WARIA MENURUT BUDDHA-DHAMMA Sang Buddha tidak pernah menyatakan bahwa alam-semesta ini diciptakan oleh Tuhan ataupun oleh Samma-Sambuddha. Terjadinya alam-semesta dan makhluk-makhluk adalah murni karena kekotoran batin / kebodohan-batin primordial , dan sejak itulah terjadi alam-semesta dan bekerjanya Panca-Niyama ( Lima Hukum Alam, termasuk diantaranya Hukum Karma ). Naskah-naskah Buddhis mengungkapkan, bahwa jenis kelamin seseorang bisa berubah dalam satu kehidupan, dan juga antara kehidupan / tumimbal-lahir. Dalam Kitab Vinaya, ada referensi tentang seorang Bhikkhu yang berkarakteristik seksual seperti wanita, dan seorang Bhikkhuni yang berorientasi seksual seperti laki-laki ( Vin. III. 35 ). Dalam kedua kasus ini, Sang Buddha menerima hal ini dan hanya mengatakan bahwa mantan Bhikkhu ( yaitu Bhikkhu yang mempunyai kecenderungan orientasi seksual seperti wanita ) sebaiknya mengikuti peraturan Bhikkhuni, dan mantan Bhikkhuni sebaiknya mengikuti peraturan Bhikkhu. Pergantian jenis kelamin dan orientasi batin tersebut dianggap berkaitan dengan karma dan pengarahan batin seseorang secara khusus, kearah tersebut. Tapi menurut agama Buddha, pergantian jenis kelamin tidak membatasi potensi spiritualitas seseorang.

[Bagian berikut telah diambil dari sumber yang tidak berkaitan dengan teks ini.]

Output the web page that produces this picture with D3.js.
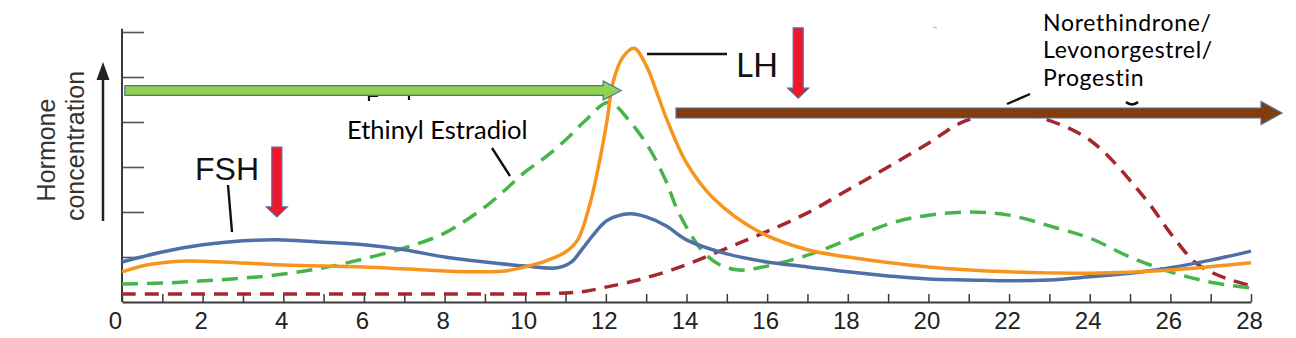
<!DOCTYPE html>
<html>
<head>
<meta charset="utf-8">
<script src="https://cdn.jsdelivr.net/npm/d3@7"></script>
<style>
  html, body { margin: 0; padding: 0; background: #fff; overflow: hidden; }
  svg { display: block; }
</style>
</head>
<body>
<svg id="chart" width="1296" height="338"></svg>
<script>
// Menstrual cycle hormone levels (relative units) by cycle day
const fshDays   = [0,1,2,3,4,5,6,7,8,9,10,10.8,11.15,11.4,11.75,12.05,12.6,13,13.5,14,15,16,17,18,19,20,21,22,23,24,25,26,27,28];
const fshLevels = [0.89,1.11,1.27,1.36,1.38,1.33,1.27,1.16,1.00,0.89,0.80,0.76,0.89,1.16,1.56,1.82,1.96,1.89,1.69,1.38,1.07,0.89,0.78,0.67,0.58,0.51,0.49,0.47,0.49,0.56,0.64,0.76,0.93,1.13];

const lhDays   = [0,0.5,1,1.6,2.5,4,6,8,9,9.5,10,10.5,11,11.3,11.6,11.85,12.03,12.18,12.42,12.7,13.02,13.27,13.52,14,14.66,15.8,17,18,20,22,24,26,28];
const lhLevels = [0.67,0.80,0.87,0.91,0.89,0.82,0.78,0.69,0.67,0.69,0.78,0.91,1.11,1.38,2.16,3.16,4.04,4.89,5.44,5.64,5.22,4.64,4.04,3.09,2.31,1.56,1.16,1.00,0.78,0.67,0.64,0.71,0.87];

const estradiolDays   = [0,1,2,3,4,5,6,7,8,9,9.5,10,10.5,11,11.5,12.07,12.57,13.06,13.48,13.8,14.37,14.8,15.3,15.9,17,18,19.1,20,21,22,23.2,24,25,26,27,28];
const estradiolLevels = [0.40,0.42,0.47,0.53,0.62,0.76,0.96,1.20,1.53,2.11,2.49,2.89,3.22,3.60,4.04,4.44,4.04,3.44,2.71,2.00,1.16,0.84,0.71,0.78,1.04,1.38,1.76,1.93,2.00,1.93,1.64,1.42,1.00,0.67,0.44,0.31];

const progesteroneDays   = [0,2,4,6,8,10,11,11.5,12,12.8,13.85,14.9,15.9,17,18,19,20,20.9,22,22.8,24,25.4,26,26.6,27,27.5,28];
const progesteroneLevels = [0.18,0.18,0.18,0.18,0.18,0.18,0.20,0.24,0.33,0.49,0.78,1.16,1.53,1.98,2.49,3.00,3.53,4.02,4.22,4.09,3.60,2.27,1.53,0.89,0.67,0.49,0.36];

const dayTicks   = d3.range(0, 29);
const dayLabels  = d3.range(0, 29, 2);
const levelTicks = [1, 2, 3, 4, 5, 6];

// Pill regimen bars and "suppressed" markers, in day / level units
const regimens = [
  { from: 0.07, to: 12.38, level: 4.70, fill: "#92D050" },   // estrogen phase
  { from: 13.74, to: 28.77, level: 4.20, fill: "#843C0C" }   // progestin phase
];
const suppressed = [
  { day: 3.84, top: 3.44, tip: 1.89 },    // FSH
  { day: 16.77, top: 6.09, tip: 4.53 }    // LH
];

const svg = d3.select("#chart");
const x = d3.scaleLinear().domain([0, 28]).range([122, 1251]);
const y = d3.scaleLinear().domain([0, 6]).range([302, 32]);

// ---- axes ----
const yAxis = svg.append("g").attr("transform", `translate(${x(0)},0)`)
  .call(d3.axisRight(y).tickValues(levelTicks).tickSize(22).tickFormat(""));
yAxis.select(".domain").remove();
yAxis.selectAll(".tick line").attr("stroke", "#555").attr("stroke-width", 1.6);
svg.append("line")
  .attr("x1", x(0)).attr("x2", x(0))
  .attr("y1", y(6.07)).attr("y2", y(0))
  .attr("stroke", "#3a3a3a").attr("stroke-width", 2);

const xTicks = svg.append("g").attr("transform", `translate(0,${y(0)})`)
  .call(d3.axisTop(x).tickValues(dayTicks).tickSize(8).tickSizeOuter(0).tickFormat(""));
xTicks.select(".domain").attr("stroke", "#3a3a3a").attr("stroke-width", 2);
xTicks.selectAll(".tick line").attr("stroke", "#3a3a3a").attr("stroke-width", 1.5);

const xLabels = svg.append("g").attr("transform", `translate(0,${y(0)})`)
  .call(d3.axisBottom(x).tickValues(dayLabels).tickSize(0).tickPadding(10).tickFormat(d3.format("d")));
xLabels.select(".domain").remove();
xLabels.selectAll(".tick text")
  .attr("font-family", "'Liberation Sans', Arial, sans-serif")
  .attr("font-size", 24)
  .attr("fill", "#222")
  .attr("dx", d => d === 0 ? -7 : -2);

// y axis title with upward arrow
const titleG = svg.append("g")
  .attr("font-family", "'Liberation Sans', Arial, sans-serif")
  .attr("font-size", 25).attr("fill", "#333").attr("text-anchor", "middle");
titleG.append("text").attr("transform", "translate(55,150) rotate(-90)").text("Hormone");
titleG.append("text").attr("transform", "translate(84,146) rotate(-90)").text("concentration");
svg.append("line").attr("x1", 103).attr("x2", 103).attr("y1", 221).attr("y2", 78)
  .attr("stroke", "#222").attr("stroke-width", 2.5);
svg.append("path").attr("d", "M103,62 L96.5,80 L109.5,80 Z").attr("fill", "#222");

// ---- hormone curves ----
const series = [
  { days: progesteroneDays, levels: progesteroneLevels, color: "#A6262E", dash: "14,9" },
  { days: estradiolDays,    levels: estradiolLevels,    color: "#45B549", dash: "16,9" },
  { days: fshDays,          levels: fshLevels,          color: "#4F70A6", dash: null },
  { days: lhDays,           levels: lhLevels,           color: "#F7941D", dash: null }
];
const line = d3.line()
  .x(d => x(d[0])).y(d => y(d[1]))
  .curve(d3.curveCatmullRom.alpha(0.5));

svg.append("g").selectAll("path").data(series).join("path")
  .attr("d", s => line(d3.zip(s.days, s.levels)))
  .attr("fill", "none")
  .attr("stroke", s => s.color)
  .attr("stroke-width", 3.5)
  .attr("stroke-dasharray", s => s.dash)
  .attr("stroke-linecap", "butt")
  .attr("stroke-linejoin", "round");

// ---- label fragments left over under the regimen bars ----
const frag = svg.append("g").attr("stroke", "#111").attr("fill", "none").attr("stroke-width", 2.2);
frag.append("path").attr("d", "M369,101 L369,96 L378,96");
frag.append("path").attr("d", "M409,95 L409,100");
frag.append("path").attr("d", "M1126,102 Q1132,107 1138,102").attr("stroke-width", 2.6);
svg.append("line").attr("x1", 933).attr("x2", 937).attr("y1", 27.5).attr("y2", 27.5)
  .attr("stroke", "#bbb").attr("stroke-width", 1.2);

// ---- regimen arrows ----
function hArrow(x0, x1, yc, h, H, L) {
  return `M${x0},${yc - h} L${x1 - L},${yc - h} L${x1 - L},${yc - H} L${x1},${yc} ` +
         `L${x1 - L},${yc + H} L${x1 - L},${yc + h} L${x0},${yc + h} Z`;
}
function vArrow(xc, y0, y1, w, W, L) {
  return `M${xc - w},${y0} L${xc + w},${y0} L${xc + w},${y1 - L} L${xc + W},${y1 - L} ` +
         `L${xc},${y1} L${xc - W},${y1 - L} L${xc - w},${y1 - L} Z`;
}
svg.append("g").selectAll("path").data(regimens).join("path")
  .attr("d", (r, i) => i === 0
    ? hArrow(x(r.from), x(r.to), y(r.level), 4.8, 9.5, 18)
    : hArrow(x(r.from), x(r.to), y(r.level), 5, 11.5, 21))
  .attr("fill", r => r.fill)
  .attr("stroke", "#4A6FA5").attr("stroke-width", 1.2);

svg.append("g").selectAll("path").data(suppressed).join("path")
  .attr("d", s => vArrow(x(s.day), y(s.top), y(s.tip), 5, 10.5, 10))
  .attr("fill", "#F2162B")
  .attr("stroke", "#4A6FA5").attr("stroke-width", 1.2);

// ---- annotations ----
const leaders = svg.append("g").attr("stroke", "#111").attr("stroke-width", 2.4);
leaders.append("line").attr("x1", 228).attr("y1", 185).attr("x2", 232).attr("y2", 232);
leaders.append("line").attr("x1", 492).attr("y1", 148).attr("x2", 510).attr("y2", 176);
leaders.append("line").attr("x1", 647).attr("y1", 54).attr("x2", 727).attr("y2", 54);
leaders.append("line").attr("x1", 1007).attr("y1", 104).attr("x2", 1030).attr("y2", 94);

svg.append("text").attr("x", 195).attr("y", 180)
  .attr("font-family", "'Liberation Sans', Arial, sans-serif").attr("font-size", 32)
  .attr("fill", "#111").text("FSH");

const calib = "Lato, 'Open Sans', sans-serif";
svg.append("text").attr("x", 736).attr("y", 77)
  .attr("font-family", calib).attr("font-size", 33).attr("fill", "#111").text("LH");
svg.append("text").attr("x", 347).attr("y", 139)
  .attr("font-family", calib).attr("font-size", 25.5).attr("fill", "#000").text("Ethinyl Estradiol");

// Progestin label, one text element per line
["Norethindrone/", "Levonorgestrel/", "Progestin"].forEach((t, i) => {
  svg.append("text")
    .attr("x", 1043).attr("y", 30.5 + i * 27.7)
    .attr("font-family", calib).attr("font-size", 23).attr("letter-spacing", 0.7)
    .attr("fill", "#000").text(t);
});
</script>
</body>
</html>
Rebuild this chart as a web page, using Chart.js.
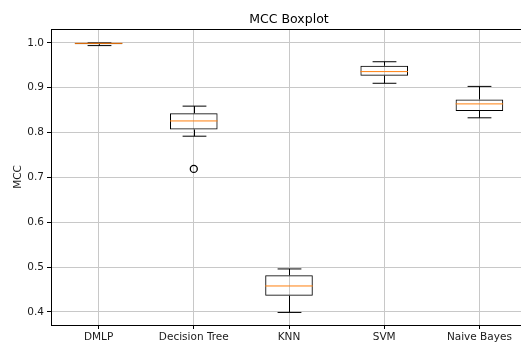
<!DOCTYPE html>
<html>
<head>
<meta charset="utf-8">
<script src="https://cdn.jsdelivr.net/npm/chart.js@4"></script>
<style>
  html, body { margin: 0; padding: 0; background: #fff; overflow: hidden; }
  #wrap { width: 578px; height: 344px; }
</style>
</head>
<body>
<div id="wrap"><canvas id="chart" width="578" height="344"></canvas></div>
<script>
// Data kotak
const labels = ["DMLP", "Decision Tree", "KNN", "SVM", "Naive Bayes"];
const whiskerLow = [0.994, 0.792, 0.399, 0.910, 0.833];
const q1 = [0.997, 0.807, 0.436, 0.927, 0.848];
const median = [0.999, 0.826, 0.458, 0.936, 0.864];
const q3 = [1.000, 0.843, 0.482, 0.949, 0.874];
const whiskerHigh = [1.000, 0.859, 0.496, 0.958, 0.903];
const outliers = [null, 0.719, null, null, null];
const yTicks = [0.4, 0.5, 0.6, 0.7, 0.8, 0.9, 1.0];

const font = "'DejaVu Sans', sans-serif";
Chart.defaults.font.family = font;
Chart.defaults.color = "#1a1a1a";

// Plugin untuk whisker, median dan garis atas
const boxExtras = {
  id: "boxExtras",
  beforeDatasetsDraw(chart) {
    const ctx = chart.ctx;
    const x = chart.scales.x;
    const y = chart.scales.y;
    const meta = chart.getDatasetMeta(0);
    ctx.save();
    ctx.strokeStyle = "#000";
    ctx.lineWidth = 1;
    labels.forEach((_, i) => {
      const cx = Math.round(x.getPixelForValue(i)) + 0.5;
      const half = meta.data[i].width / 2;
      const cap = half / 2;
      const yl = y.getPixelForValue(whiskerLow[i]);
      const yq1 = y.getPixelForValue(q1[i]);
      const yq3 = y.getPixelForValue(q3[i]);
      const yh = y.getPixelForValue(whiskerHigh[i]);
      ctx.beginPath();
      ctx.moveTo(cx, yq3); ctx.lineTo(cx, yh);
      ctx.moveTo(cx, yq1); ctx.lineTo(cx, yl);
      ctx.moveTo(cx - cap, yh); ctx.lineTo(cx + cap, yh);
      ctx.moveTo(cx - cap, yl); ctx.lineTo(cx + cap, yl);
      ctx.stroke();
    });
    ctx.restore();
  },
  afterDatasetsDraw(chart) {
    const ctx = chart.ctx;
    const x = chart.scales.x;
    const y = chart.scales.y;
    const meta = chart.getDatasetMeta(0);
    ctx.save();
    ctx.strokeStyle = "#ff7f0e";
    ctx.lineWidth = 1;
    labels.forEach((_, i) => {
      const cx = x.getPixelForValue(i);
      const half = meta.data[i].width / 2;
      const ym = y.getPixelForValue(median[i]);
      ctx.beginPath();
      ctx.moveTo(cx - half, ym);
      ctx.lineTo(cx + half, ym);
      ctx.stroke();
    });
    // garis atas (spine)
    const area = chart.chartArea;
    ctx.strokeStyle = "#000";
    ctx.beginPath();
    ctx.moveTo(area.left, Math.round(area.top) + 0.5);
    ctx.lineTo(area.right, Math.round(area.top) + 0.5);
    ctx.stroke();
    ctx.restore();
  }
};

new Chart(document.getElementById("chart"), {
  type: "bar",
  data: {
    labels: labels,
    datasets: [
      {
        type: "bar",
        data: labels.map((_, i) => [q1[i], q3[i]]),
        backgroundColor: "rgba(0,0,0,0)",
        borderColor: "#000",
        borderWidth: 1,
        borderSkipped: false,
        barPercentage: 0.5,
        categoryPercentage: 1,
      },
      {
        type: "line",
        data: outliers,
        showLine: false,
        pointStyle: "circle",
        pointRadius: 3.5,
        pointBorderWidth: 1.3,
        pointBorderColor: "#000",
        pointBackgroundColor: "rgba(0,0,0,0)",
      },
    ],
  },
  options: {
    responsive: false,
    animation: false,
    layout: { padding: 0 },
    plugins: {
      legend: { display: false },
      tooltip: { enabled: false },
      title: {
        display: true,
        text: "MCC Boxplot",
        color: "#000",
        font: { size: 12.5, weight: "normal" },
        padding: { top: 12, bottom: 2 },
      },
    },
    scales: {
      x: {
        offset: true,
        grid: { offset: false, color: "#c8c8c8", tickColor: "#000", tickLength: 4 },
        border: { color: "#000", width: 1 },
        ticks: { font: { size: 10.5 }, padding: 2, maxRotation: 0 },
        afterFit: (s) => { s.height = 19; },
      },
      y: {
        min: 0.371,
        max: 1.031,
        grid: { color: "#c8c8c8", tickColor: "#000", tickLength: 4 },
        border: { color: "#000", width: 1 },
        ticks: {
          font: { size: 10.5 },
          padding: 3,
          callback: (v) => v.toFixed(1),
        },
        afterBuildTicks: (s) => { s.ticks = yTicks.map((v) => ({ value: v })); },
        afterFit: (s) => { s.width = 51; },
        title: {
          display: true,
          text: "MCC",
          font: { size: 10.5 },
          padding: { top: 12, bottom: 0 },
        },
      },
      // sumbu kosong di kanan agar judul tepat di tengah area plot
      yRight: {
        type: "linear",
        position: "right",
        grid: { drawOnChartArea: false, drawTicks: false },
        border: { display: false },
        ticks: { display: false },
        afterFit: (s) => { s.width = 51; },
      },
    },
  },
  plugins: [boxExtras],
});
</script>
</body>
</html>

Kelainan jenis kelamin, seperti hermaprodit juga disinggung dalam agama Buddha. Hermaprodit adalah orang yang berkelamin dua jenis. Dalam Kitab Vinaya, disebutkan adanya kemungkinan seorang hermaprodit menggoda Bhikkhu atau Bhikkhuni, sehingga tidak boleh ditasbihkan menjadi anggota Sangha / Pasamuan para Bhikkhu / -ni ( Vin.I.89 )
Seseorang dilahirkan menjadi hermaprodit akibat karma masa lampau yang tak baik, salah-satunya adalah melakukan hubungan homoseksual. Perbuatan homoseksual bagi ummat awam dan para perumah tangga tidaklah dikecam secara spesifik, walau dianggap sebagai salah satu bentuk dari kegiatan seks yang menyimpang. Sehingga, Buddha-Dhamma tidak pernah menganjurkan untuk ‘mengisolir’ apalagi melenyapkan keberadaan kaum homoseksual ini dalam kehidupan bermasyarakat. Namun, sebagai pengecualian, perbuatan homoseksual yang terjadi dikalangan para Bhikkhu termasuk sebagai perbuatan melanggar Sila, sama seperti perbuatan-seksual lainnya, termasuk masturbasi sekalipun, karena Bhikkhu/-ni sudah harus tidak melakukan perbuatan “Abrahmacariya” ; perbuatan tidak suci yang tidak sesuai perilaku petapa suci. Dalam Vin.IV.288-9 dinyatakan bahwa dua Bhikkhuni yang berbaring bersamaan di atas sofa merupakan pelanggaran Sila / Moralitas. Nuansa “homo” yang lebih halus tercatat dalam AN.III.270, dimana Sang Buddha mengingatkan bahwa seorang Bhikkhu sebaiknya tidak terlalu berdedikasi terhadap Bhikkhu lain yang menjurus pada perasaan “sayang” , karena dikhawatirkan ia tidak akan setia kepada Bhikkhu yang lainnya, akan tersinggung bila Sangha menghukum Bhikkhu favoritnya, dan tidak mendengarkan Dhamma dari Bhikkhu lain. Agama Buddha memandang homoseks sebagai salah satu bentuk kehausan terhadap kenikmatan ( kama-tanha ) semata, yang tidak perlu dikecam dan dikucilkan apalagi ‘dilenyapkan’ dari kehidupan bermasyarakat. Agama-Buddha juga tidak menganggap bahwa para homoseks harus bertobat, karena mereka tidak menyalahi / berdosa kepada siapapun juga, kecuali hanya merupakan wujud penyimpangan orientasi seksual, yang itu berhubungan dengan diri pribadinya sendiri, karmanya sendiri.